- Jin, Chenhao;
- Kim, Jonghwan;
- Suh, Joonki;
- Shi, Zhiwen;
- Chen, Bin;
- Fan, Xi;
- Kam, Matthew;
- Watanabe, Kenji;
- Taniguchi, Takashi;
- Tongay, Sefaattin;
- Zettl, Alex;
- Wu, Junqiao;
- Wang, Feng
Engineering layer-layer interactions provides a powerful way to realize novel and designable quantum phenomena in van der Waals heterostructures. Interlayer electron-electron interactions, for example, have enabled fascinating physics that is difficult to achieve in a single material, such as the Hofstadter's butterfly in graphene/boron nitride (hBN) heterostructures. In addition to electron-electron interactions, interlayer electron-phonon interactions allow for further control of the physical properties of van der Waals heterostructures. Here we report an interlayer electron-phonon interaction in WSe 2 /hBN heterostructures, where optically silent hBN phonons emerge in Raman spectra with strong intensities through resonant coupling to WSe 2 electronic transitions.
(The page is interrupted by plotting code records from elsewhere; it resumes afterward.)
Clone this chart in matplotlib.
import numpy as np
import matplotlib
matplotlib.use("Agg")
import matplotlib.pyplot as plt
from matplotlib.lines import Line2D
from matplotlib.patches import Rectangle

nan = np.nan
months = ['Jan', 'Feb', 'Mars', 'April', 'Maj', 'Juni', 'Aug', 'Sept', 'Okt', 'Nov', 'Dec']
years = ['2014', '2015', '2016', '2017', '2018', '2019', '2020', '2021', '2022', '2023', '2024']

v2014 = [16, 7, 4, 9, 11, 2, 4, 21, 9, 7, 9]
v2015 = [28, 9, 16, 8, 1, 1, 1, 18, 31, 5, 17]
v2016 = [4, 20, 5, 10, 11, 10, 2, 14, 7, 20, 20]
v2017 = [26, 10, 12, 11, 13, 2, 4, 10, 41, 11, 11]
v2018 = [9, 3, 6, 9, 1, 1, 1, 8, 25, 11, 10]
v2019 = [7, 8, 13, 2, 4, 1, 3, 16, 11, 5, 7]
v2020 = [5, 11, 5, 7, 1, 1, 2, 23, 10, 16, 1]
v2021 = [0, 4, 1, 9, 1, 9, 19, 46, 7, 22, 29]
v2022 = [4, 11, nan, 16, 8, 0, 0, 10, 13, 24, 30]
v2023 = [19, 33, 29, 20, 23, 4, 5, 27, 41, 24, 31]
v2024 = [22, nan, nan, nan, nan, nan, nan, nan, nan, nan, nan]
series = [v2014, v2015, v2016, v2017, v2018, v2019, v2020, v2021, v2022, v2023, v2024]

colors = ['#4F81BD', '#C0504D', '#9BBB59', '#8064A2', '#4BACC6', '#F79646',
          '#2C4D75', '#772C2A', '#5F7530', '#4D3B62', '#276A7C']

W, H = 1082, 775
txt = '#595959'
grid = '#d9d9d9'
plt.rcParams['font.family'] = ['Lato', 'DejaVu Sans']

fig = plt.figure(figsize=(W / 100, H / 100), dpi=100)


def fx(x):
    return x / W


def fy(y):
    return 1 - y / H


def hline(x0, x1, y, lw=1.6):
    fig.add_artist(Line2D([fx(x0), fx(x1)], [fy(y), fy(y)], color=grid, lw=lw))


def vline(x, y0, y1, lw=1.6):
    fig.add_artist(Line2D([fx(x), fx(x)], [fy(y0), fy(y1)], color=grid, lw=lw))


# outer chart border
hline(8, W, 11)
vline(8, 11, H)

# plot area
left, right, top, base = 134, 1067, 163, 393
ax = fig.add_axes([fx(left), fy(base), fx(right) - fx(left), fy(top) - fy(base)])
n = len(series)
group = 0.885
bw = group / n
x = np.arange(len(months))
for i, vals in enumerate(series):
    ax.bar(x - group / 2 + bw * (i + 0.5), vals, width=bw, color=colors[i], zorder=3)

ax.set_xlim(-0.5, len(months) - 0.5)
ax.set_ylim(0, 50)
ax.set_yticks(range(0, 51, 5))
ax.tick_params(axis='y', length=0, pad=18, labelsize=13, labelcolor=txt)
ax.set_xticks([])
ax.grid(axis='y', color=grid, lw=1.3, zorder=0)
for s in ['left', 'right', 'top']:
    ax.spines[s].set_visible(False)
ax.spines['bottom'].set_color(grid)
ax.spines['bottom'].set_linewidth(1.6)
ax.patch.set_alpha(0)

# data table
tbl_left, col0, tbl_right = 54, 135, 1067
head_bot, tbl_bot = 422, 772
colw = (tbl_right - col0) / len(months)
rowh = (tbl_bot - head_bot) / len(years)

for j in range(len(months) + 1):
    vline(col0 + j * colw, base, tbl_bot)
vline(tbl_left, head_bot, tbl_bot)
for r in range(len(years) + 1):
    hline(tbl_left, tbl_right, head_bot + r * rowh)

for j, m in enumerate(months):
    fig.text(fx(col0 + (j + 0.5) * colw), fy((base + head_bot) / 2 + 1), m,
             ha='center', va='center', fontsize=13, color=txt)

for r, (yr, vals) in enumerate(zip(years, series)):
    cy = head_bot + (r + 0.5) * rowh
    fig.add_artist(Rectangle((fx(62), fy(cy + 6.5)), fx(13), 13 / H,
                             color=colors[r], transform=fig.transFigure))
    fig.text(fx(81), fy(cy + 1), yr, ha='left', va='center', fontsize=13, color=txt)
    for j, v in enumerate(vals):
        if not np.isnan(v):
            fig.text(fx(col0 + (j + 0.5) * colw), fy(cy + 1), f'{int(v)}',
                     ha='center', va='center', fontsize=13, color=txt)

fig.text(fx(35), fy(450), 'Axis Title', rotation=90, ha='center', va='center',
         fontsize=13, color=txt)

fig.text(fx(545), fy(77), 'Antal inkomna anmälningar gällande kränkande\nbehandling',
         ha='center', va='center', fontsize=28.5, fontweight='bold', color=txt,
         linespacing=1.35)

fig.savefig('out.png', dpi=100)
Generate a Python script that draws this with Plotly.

Excitation spectroscopy reveals the double-resonance nature of such enhancement, and identifies the two resonant states to be the A exciton transition of monolayer WSe 2 and a new hybrid state present only in WSe 2 /hBN heterostructures. The observation of an interlayer electron-phonon interaction could open up new ways to engineer electrons and phonons for device applications.